海の底から。

 文章が淡々としていると言われることがある。静かだと。


 やはり文章というのは、人が出るとつくづく思う。その人でさえ自覚していない奥底。私は自分が静かな人間だと思ったことはあまりなかったのだけれど、よくよく文章をみてみれば、そうかも知れないとすこし思った。というよりか、そういうところもあるのかも知れないと。



 言葉で言い尽くせないことは、もちろんある。言葉より奥の微妙なニュアンスや心の機微は、確かに存在する。

 でも言葉にしなくては仕方ない。言葉にしなくては伝わらない。言葉がなければ、人間としてわかりあえない。言外のコミュニケーションというのは、その後の話だ。もしくはそれ未満の話だ、と言うべきか。どちらにせよ、深い理解には言葉が必要。言わなきゃ何にも始まらない。


 もちろん言葉にしたからといって、伝わるとは限らない。人と人との間には、絶対的な隔たりがある。そしてそれを埋めることは、不可能だ。

 でも限りなく、近づくことは出来ると思う。小数点以下の世界が、どこまでもどこまでも広がるかのように。

 だから私は話さなければならないし、話したい。挑戦しつづけたい。たとえそれが不毛な戦いだとしても、一生涯言葉を武器としてゆきたい。



 話はすこし、変わるけれども。

 吉本ばななを、久々に読んだ。五年ぶりくらい。書名は、『うたかた/サンクチュアリ』。
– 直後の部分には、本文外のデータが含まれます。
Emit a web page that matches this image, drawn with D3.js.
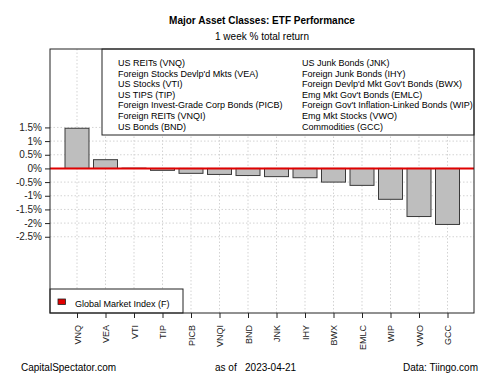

 以前読んだときは感じ取れなかった、かなしみ、を感じることが出来た。悲しみでなく、かなしみ。浅く白くうつくしい、海の地面のようなかなしみ。

 書いていて思った。今日マチ子の『センネン画報』に、そんなような気もちを起こさせる作品があった。小さな浮き輪を手放して、どこまでも沈んでゆくの。

 海の底というのは、やっぱりかくも、静かだ。静かでせつなくて、一種胸が苦しくなるきらめき、泡の弾ける音。もしかしたらだけれど、原体験に近いものがあるのかな。



 海の底のような文章が書けたら、良いなと思う。

 自分のなかに在る海の底を、大切にしてゆきたい。